Considerações Finais: O Legado da Ordem Econômica de 1988.
A Ordem Econômica Brasileira, talhada na Constituição Federal de 1988, transcende a mera enunciação de regras, configurando um projeto de sociedade com profundas aspirações sociais. Sua natureza compósita, nascida de um “entrechoque” de forças ideológicas na Constituinte, reflete uma complexa teia de princípios que buscam harmonizar a eficiência do Capitalismo com os imperativos de Justiça Social.
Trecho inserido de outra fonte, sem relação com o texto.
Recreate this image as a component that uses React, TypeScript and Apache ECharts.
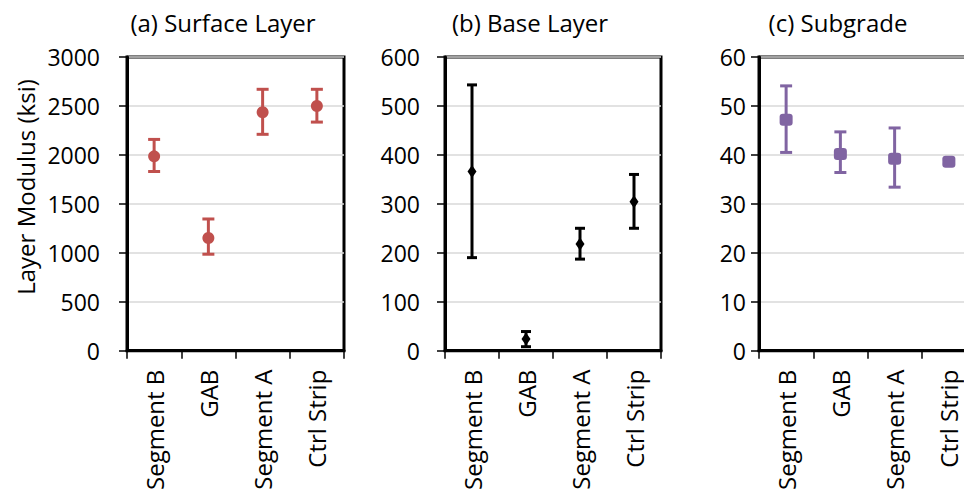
import React, { useEffect, useRef } from "react";
import * as echarts from "echarts";

const categories = ["Segment B", "GAB", "Segment A", "Ctrl Strip"];

const surfaceMean = [1985, 1150, 2435, 2500];
const surfaceLow = [1830, 985, 2210, 2335];
const surfaceHigh = [2158, 1345, 2670, 2670];

const baseMean = [366, 24, 218, 304];
const baseLow = [190, 8, 187, 250];
const baseHigh = [543, 39, 250, 360];

const subMean = [47.2, 40.2, 39.2, 38.6];
const subLow = [40.5, 36.4, 33.4, 38.1];
const subHigh = [54.1, 44.7, 45.5, 39.1];

const titles = ["(a) Surface Layer", "(b) Base Layer", "(c) Subgrade"];
const yMax = [3000, 600, 60];
const yInterval = [500, 100, 10];
const yAxisTitle = "Layer Modulus (ksi)";

const FONT = "Open Sans";

export default function App() {
  const ref = useRef<HTMLDivElement>(null);
  useEffect(() => {
    if (!ref.current) return;
    const chart = echarts.init(ref.current, undefined, { renderer: "svg" });

    const panels = [
      { left: 127, width: 217, mean: surfaceMean, low: surfaceLow, high: surfaceHigh, color: "#c0504d", symbol: "circle", size: 12 as any, cap: 6, margin: 27 },
      { left: 445, width: 216, mean: baseMean, low: baseLow, high: baseHigh, color: "#000000", symbol: "diamond", size: [9, 13] as any, cap: 5, margin: 25 },
      { left: 759, width: 217, mean: subMean, low: subLow, high: subHigh, color: "#8064a2", symbol: "roundRect", size: [13, 12] as any, cap: 6, margin: 13 },
    ];

    const grid = panels.map((p) => ({
      left: p.left,
      top: 57,
      width: p.width,
      height: 295,
      show: true,
      borderColor: "#000",
      borderWidth: 3,
      backgroundColor: "transparent",
    }));

    const xAxis = panels.map((p, i) => ({
      type: "category",
      gridIndex: i,
      data: categories,
      boundaryGap: true,
      axisLine: { show: true, lineStyle: { color: "#000", width: 3 } },
      axisTick: { show: true, length: 8, alignWithLabel: false, lineStyle: { color: "#000", width: 1.5 } },
      axisLabel: {
        rotate: 90,
        margin: 19,
        fontSize: 24,
        fontFamily: FONT,
        color: "#000",
        interval: 0,
      },
    }));

    const yAxis = panels.map((p, i) => ({
      type: "value",
      gridIndex: i,
      min: 0,
      max: yMax[i],
      interval: yInterval[i],
      axisLine: { show: true, lineStyle: { color: "#000", width: 3 } },
      axisTick: { show: true, length: 8, inside: false, lineStyle: { color: "#000", width: 1.5 } },
      splitLine: { show: true, lineStyle: { color: "#d9d9d9", width: 1.5 } },
      axisLabel: {
        fontSize: 23,
        fontFamily: FONT,
        color: "#000",
        margin: p.margin,
        formatter: (v: number) => String(v),
      },
    }));

    const series: any[] = [];
    panels.forEach((p, i) => {
      const errData = categories.map((_, k) => [k, p.low[k], p.high[k]]);
      series.push({
        type: "custom",
        xAxisIndex: i,
        yAxisIndex: i,
        data: errData,
        z: 2,
        renderItem: (params: any, api: any) => {
          const x = api.value(0);
          const lo = api.coord([x, api.value(1)]);
          const hi = api.coord([x, api.value(2)]);
          const style = { stroke: p.color, lineWidth: 3 };
          return {
            type: "group",
            children: [
              { type: "line", shape: { x1: lo[0], y1: lo[1], x2: hi[0], y2: hi[1] }, style },
              { type: "line", shape: { x1: lo[0] - p.cap, y1: lo[1], x2: lo[0] + p.cap, y2: lo[1] }, style },
              { type: "line", shape: { x1: hi[0] - p.cap, y1: hi[1], x2: hi[0] + p.cap, y2: hi[1] }, style },
            ],
          };
        },
      });
      series.push({
        type: "scatter",
        xAxisIndex: i,
        yAxisIndex: i,
        data: categories.map((_, k) => [k, p.mean[k]]),
        symbol: p.symbol,
        symbolSize: p.size,
        itemStyle: { color: p.color, opacity: 1 },
        z: 3,
      });
    });

    const titleX = [223, 530, 838];
    const graphic: any[] = titles.map((t, i) => ({
      type: "text",
      x: titleX[i],
      y: 22,
      style: {
        text: t,
        fontSize: 24,
        fontFamily: FONT,
        fill: "#000",
        textAlign: "center",
        textVerticalAlign: "middle",
      },
    }));
    graphic.push({
      type: "text",
      x: 25,
      y: 187,
      rotation: Math.PI / 2,
      style: {
        text: yAxisTitle,
        fontSize: 24,
        fontFamily: FONT,
        fill: "#000",
        textAlign: "center",
        textVerticalAlign: "middle",
      },
    });

    chart.setOption({
      animation: false,
      backgroundColor: "#fff",
      grid,
      xAxis,
      yAxis,
      series,
      graphic,
    } as any);

    return () => chart.dispose();
  }, []);

  return (
    <div
      style={{
        position: "fixed",
        left: 0,
        top: 0,
        width: 964,
        height: 493,
        overflow: "hidden",
        background: "#fff",
      }}
    >
      <div ref={ref} style={{ width: 990, height: 493 }} />
    </div>
  );
}
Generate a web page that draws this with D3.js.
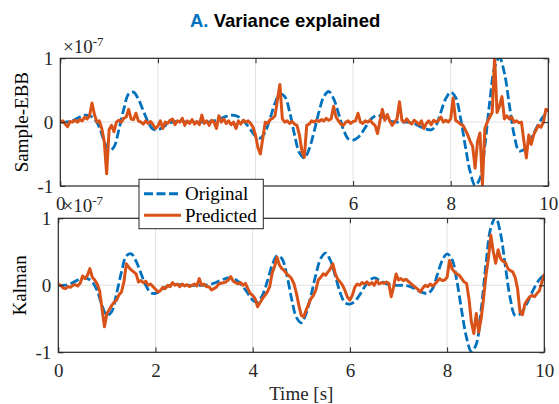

A valorização do trabalho humano e a Livre Iniciativa são os pilares, orientados para assegurar a todos uma existência digna, em um cenário de Desenvolvimento Nacional inclusivo e sustentável.
Em sua essência, a Ordem Econômica na Constituição de 1988 é um convite à ação, um mandato para que o Estado e a sociedade colaborem na construção de um Sistema Econômico Brasileiro que seja não apenas próspero, mas também justo e equitativo. As perspectivas futuras exigem a capacidade de adaptação aos desafios da globalização, da tecnologia e das crises ambientais, sempre com os olhos voltados para a primazia da dignidade humana.